Here's proof that the right has more entertaining posters than the left.  That lean and nasty critter is a version of Rome's founding myth: the she-wolf that suckled Romulus and Remus.  This she-wolf is angry at what's happened to Europe, and especially angry at the bankers and financiers who (the poster says) dominate the EU and damage Italy with currency speculation.  The folks from Noi Oltre that printed it promise to defend "the nation" and its "people."  Former (and most hope he stays that way) Prime Minister Silvio Berlusconi has tried to rile up the masses by claiming Italy should return to the Lira.



In this photo, it's hard to see what it is that the wolf is stomping on.  So we've blown it up for you--below. 



   

It's a 1-Euro coin, the symbol of the hated (by some) European Union and its financial oligarchy. 

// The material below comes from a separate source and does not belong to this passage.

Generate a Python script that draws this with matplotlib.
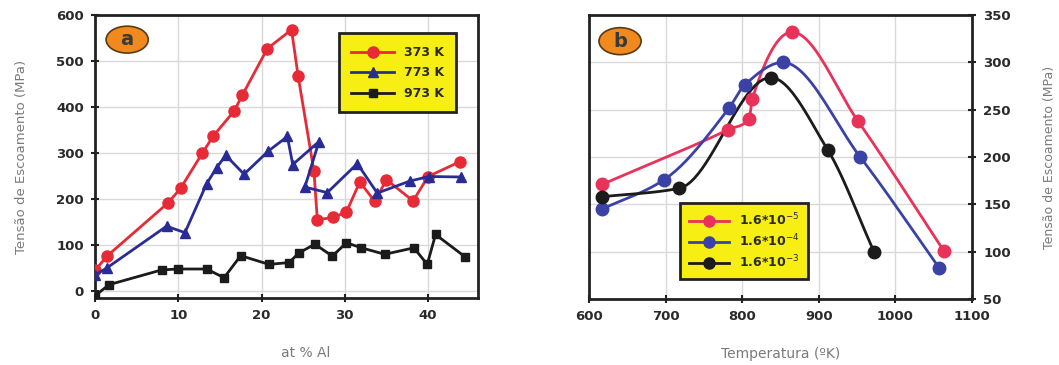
import matplotlib
matplotlib.use("Agg")
import matplotlib.pyplot as plt
from matplotlib.patches import Ellipse
import numpy as np

# panel a: yield stress vs at % Al
al_373 = [0, 1.5, 8.8, 10.3, 12.9, 14.2, 16.7, 17.7, 20.7, 23.6, 24.4, 26.3, 26.7,
          28.6, 30.2, 31.8, 33.6, 35.0, 38.2, 40.0, 43.8]
s_373 = [45, 77, 192, 224, 300, 337, 391, 426, 527, 568, 467, 260, 155,
         160, 172, 237, 195, 242, 196, 249, 281]

al_773 = [0, 1.4, 8.6, 10.8, 13.4, 14.6, 15.7, 17.9, 20.8, 23.1, 23.75, 26.9, 25.2,
          27.9, 31.5, 33.9, 37.8, 40.1, 43.9]
s_773 = [35, 50, 141, 127, 233, 268, 295, 254, 304, 336, 275, 325, 226,
         214, 277, 213, 239, 249, 248]

al_973 = [0, 1.7, 8.0, 10.0, 13.4, 15.5, 17.5, 20.9, 23.3, 24.5, 26.4, 28.5, 30.2,
          32.0, 34.8, 38.3, 39.9, 40.9, 44.4]
s_973 = [-10, 14, 46, 48, 48, 29, 77, 58, 62, 83, 102, 76, 105,
         94, 80, 94, 58, 123, 75]

# panel b: yield stress vs temperature
t_r1 = [617, 782, 809, 813, 865, 951, 1063]
s_r1 = [171, 229, 240, 261, 332, 238, 101]
t_r2 = [617, 698, 783, 803, 853, 954, 1057]
s_r2 = [145, 176, 252, 276, 300, 200, 83]
t_r3 = [617, 718, 837, 912, 972]
s_r3 = [158, 167, 284, 207, 100]

labels_a = ["373 K", "773 K", "973 K"]
labels_b = ["1.6*10$^{-5}$", "1.6*10$^{-4}$", "1.6*10$^{-3}$"]

RED = "#e62b36"
BLUE = "#2a2c96"
BLACK = "#1b1b1b"
PINK = "#e8325a"
BLUE2 = "#3b42a6"
YELLOW = "#f7ee14"
TXT = "#2a2a2a"
GREY_LAB = "#7a7a7a"

plt.rcParams["font.family"] = ["DejaVu Sans"]


def smooth(x, y, n=25):
    # monotone cubic (Fritsch-Carlson) through the points, only for the drawn line
    x = np.asarray(x, float)
    y = np.asarray(y, float)
    h = np.diff(x)
    d = np.diff(y) / h
    m = np.zeros_like(y)
    m[0], m[-1] = d[0], d[-1]
    for i in range(1, len(x) - 1):
        if d[i - 1] * d[i] > 0:
            w1 = 2 * h[i] + h[i - 1]
            w2 = h[i] + 2 * h[i - 1]
            m[i] = (w1 + w2) / (w1 / d[i - 1] + w2 / d[i])
    xs, ys = [], []
    for i in range(len(x) - 1):
        t = np.linspace(0, 1, n)
        h00 = 2 * t ** 3 - 3 * t ** 2 + 1
        h10 = t ** 3 - 2 * t ** 2 + t
        h01 = -2 * t ** 3 + 3 * t ** 2
        h11 = t ** 3 - t ** 2
        xs.extend(x[i] + t * h[i])
        ys.extend(h00 * y[i] + h10 * h[i] * m[i] + h01 * y[i + 1] + h11 * h[i] * m[i + 1])
    return xs, ys


def style_axes(ax):
    for s in ax.spines.values():
        s.set_linewidth(2)
        s.set_color("#222222")
    ax.grid(True, color="#d9d9d9", linewidth=1)
    ax.set_axisbelow(True)
    ax.tick_params(direction="inout", length=6, width=1.5, color="#222222",
                   labelsize=9.5, labelcolor=TXT, pad=5)
    for lab in ax.get_xticklabels() + ax.get_yticklabels():
        lab.set_fontweight("bold")


def badge(ax, x, y, letter):
    ax.add_patch(Ellipse((x, y), 0.11, 0.095, transform=ax.transAxes,
                         facecolor="#f08a1f", edgecolor="#5a3a10", linewidth=1.2,
                         zorder=5))
    ax.text(x, y, letter, transform=ax.transAxes, ha="center", va="center",
            fontsize=14, fontweight="bold", color="#3a3a3a", zorder=6)


fig = plt.figure(figsize=(10.59, 3.65), dpi=100)
ax1 = fig.add_axes([0.0897, 0.1836, 0.3617, 0.7753])
ax2 = fig.add_axes([0.5562, 0.1808, 0.3617, 0.778])

# ---- panel a
ax1.plot(al_373, s_373, color=RED, lw=2, marker="o", ms=8, label=labels_a[0], zorder=3)
ax1.plot(al_773, s_773, color=BLUE, lw=2, marker="^", ms=7.5, label=labels_a[1], zorder=3)
ax1.plot(al_973, s_973, color=BLACK, lw=2, marker="s", ms=5.5, label=labels_a[2], zorder=3)
ax1.set_xlim(0, 46)
ax1.set_ylim(-15, 600)
ax1.set_xticks([0, 10, 20, 30, 40])
ax1.set_yticks([0, 100, 200, 300, 400, 500, 600])
style_axes(ax1)
ax1.set_xlabel("at % Al", fontsize=10, color=GREY_LAB)
ax1.xaxis.set_label_coords(0.55, -0.17)
ax1.set_ylabel("Tensão de Escoamento (MPa)", fontsize=9.5, color=GREY_LAB)
ax1.yaxis.set_label_coords(-0.175, 0.5)
leg1 = ax1.legend(loc="upper right", bbox_to_anchor=(0.96, 0.957), frameon=True,
                  fancybox=False, facecolor=YELLOW, edgecolor="#222222",
                  handlelength=3.4, borderpad=1.0, labelspacing=0.6,
                  prop={"weight": "bold", "size": 9})
leg1.get_frame().set_linewidth(2)
leg1.get_frame().set_alpha(1)
for t in leg1.get_texts():
    t.set_color(TXT)
badge(ax1, 0.084, 0.913, "a")

# ---- panel b
for tx, sy, c, lab in ((t_r1, s_r1, PINK, labels_b[0]),
                       (t_r2, s_r2, BLUE2, labels_b[1]),
                       (t_r3, s_r3, BLACK, labels_b[2])):
    xs, ys = smooth(tx, sy)
    ax2.plot(xs, ys, color=c, lw=2, zorder=3)
    ax2.plot(tx, sy, linestyle="none", marker="o", ms=9, color=c, zorder=4)
    ax2.plot([], [], color=c, lw=2, marker="o", ms=8, label=lab)
ax2.set_xlim(600, 1100)
ax2.set_ylim(50, 350)
ax2.set_xticks([600, 700, 800, 900, 1000, 1100])
ax2.set_yticks([50, 100, 150, 200, 250, 300, 350])
ax2.yaxis.tick_right()
ax2.yaxis.set_label_position("right")
style_axes(ax2)
ax2.set_xlabel("Temperatura (ºK)", fontsize=10, color=GREY_LAB)
ax2.xaxis.set_label_coords(0.5, -0.17)
ax2.set_ylabel("Tensão de Escoamento (MPa)", fontsize=9, color=GREY_LAB)
ax2.yaxis.set_label_coords(1.185, 0.5)
leg2 = ax2.legend(loc="upper left", bbox_to_anchor=(0.222, 0.36), frameon=True,
                  fancybox=False, facecolor=YELLOW, edgecolor="#222222",
                  handlelength=3.2, borderpad=0.7, labelspacing=0.35,
                  prop={"weight": "bold", "size": 9})
leg2.get_frame().set_linewidth(2)
leg2.get_frame().set_alpha(1)
for t in leg2.get_texts():
    t.set_color(TXT)
badge(ax2, 0.081, 0.908, "b")

fig.savefig("out.png", dpi=100)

Noi Oltre is probably Rome's most active non-party postering organization.  This poster attacks immigration on the grounds that it violates the occupational rights and the identity of native Italians:  "Defend Your Work/Defend Your Rights/Defend Your Ground."




"Sign the Law/Stop Equitalia."  That's the message of this poster by CasaPound, a right-wing group named after Ezra Pound, the American poet who lived in Italy and supported the Fascists during World War II.  Equitalia, subtly presented here as a blood-sucking vampire bat in a business suit, is a decade-old public company, created to collect taxes and to help prevent tax evasion.  It is sometimes referred to as the "legalized mafia" for what some have seen as draconian policies and methods: small tax debts that accrue large interest payments, mortgage foreclosures of properties only minimally in arrears, and so on. Of course, Italians sometimes are viewed as the most expert - worldwide - at tax avoidance.  In 2011, the director of the Rome office was injured by a bomb sent to the Equitalia address.


A recent protest against tax-collector Equitalia.